We’ve all heard how good exercise can be for our general health –it seems to have a good effect on mood, on memory, and certainly on muscle tone and bone metabolism. So how about the prostate? I have to say I would never have thought of the lonely little prostate as one of the beneficiaries of exercise –I mean, given that its stuck way down in the nethers, and everything. But scientists will study anything, anywhere. And the BBC will duly report it: http://www.bbc.com/news/health-35235884
At the current stage, of course, this particular study is just a proof of concept -the trial is only for a year, and only on 50 men who already have prostate cancer. ‘Half of the men will have weekly supervised exercise sessions, while the other 25 will only be given information about the benefits of exercise for cancer patients.’

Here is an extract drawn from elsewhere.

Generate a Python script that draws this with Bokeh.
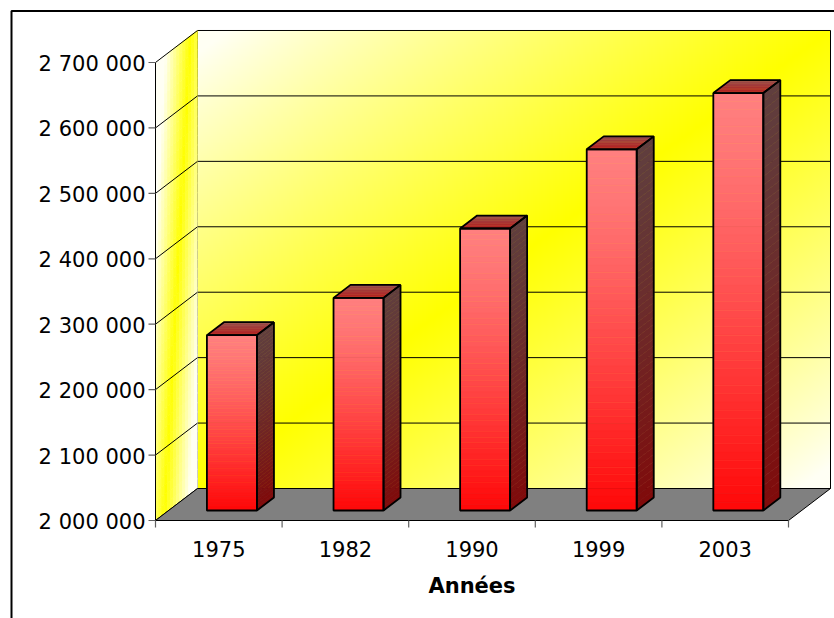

‘Study leader Dr Liam Bourke said: “It’s early days yet, but the data that we do have suggests that exercise may actually be beneficial in terms of helping regulate the way that cancer cells grow and repair DNA.’
But it’s not the only study to look at the effects of exercise on the prostate; there was an even more fascinating one reported in January 2014 in San Diego at the American Association for Cancer Research – Prostate Cancer Foundation Conference on Advances in Prostate Cancer Research (they probably had to have two signs to advertise the conference -or at least use very small letters): http://www.pcf.org/site/c.leJRIROrEpH/b.8968717/k.695D/Exercise_and_Prostate_Cancer8212the_evidence_stacks_up_for_benefits.htm A team funded by this foundation discovered that, ‘Men who regularly walked at a brisk pace of 3.5 mph or greater before any prostate cancer diagnosis, had more normally shaped blood vessels in their tumors once a cancer did develop. Malformed blood vessels in a prostate tumor have been associated with an increased risk of developing lethal cancers.’ This was no doubt building on a previous study published in the Journal of Clinical Oncology in 2011 also looking at physical activity and its effects on men with prostate cancer which found that: ‘Men who walked briskly for 90 minutes or more per week lower their risk of death from any cause by 46% compared to men who men who walked less quickly and less often. Men who exercised vigorously (e.g., biking, tennis, jogging, swimming) three or more hours per week had a 61% lower risk of death from prostate cancer compared to men who exercised vigorously less than one hour per week. Both non-vigorous and vigorous activity lowered men’s risk of death from any cause.’
And guess what exercise also does? It helps to combat obesity! And guess what effect that obesity can have on the prostate? In another study funded by the Prostate Cancer Foundation, Dr. Adam Dicker in Philadelphia found that ‘men who were either obese or overweight had a higher risk of local tumor invasiveness at the time of their surgery to remove a cancerous prostate.’
So there does seem to be accumulating evidence that exercise may well be able to breathe life into a stone. ‘Our remedies oft in ourselves do lie, which we ascribe to Heaven’ as Shakespeare observed.
All I’m saying is that retirement lends itself as much to exercise as it does to reading. In fact, as Mark Twain once cautioned, ‘Be careful about reading health books. You may die of a misprint’.
Okay… I suppose this means my retirement should include more than naps and lentils. Good -I don’t much like lentils.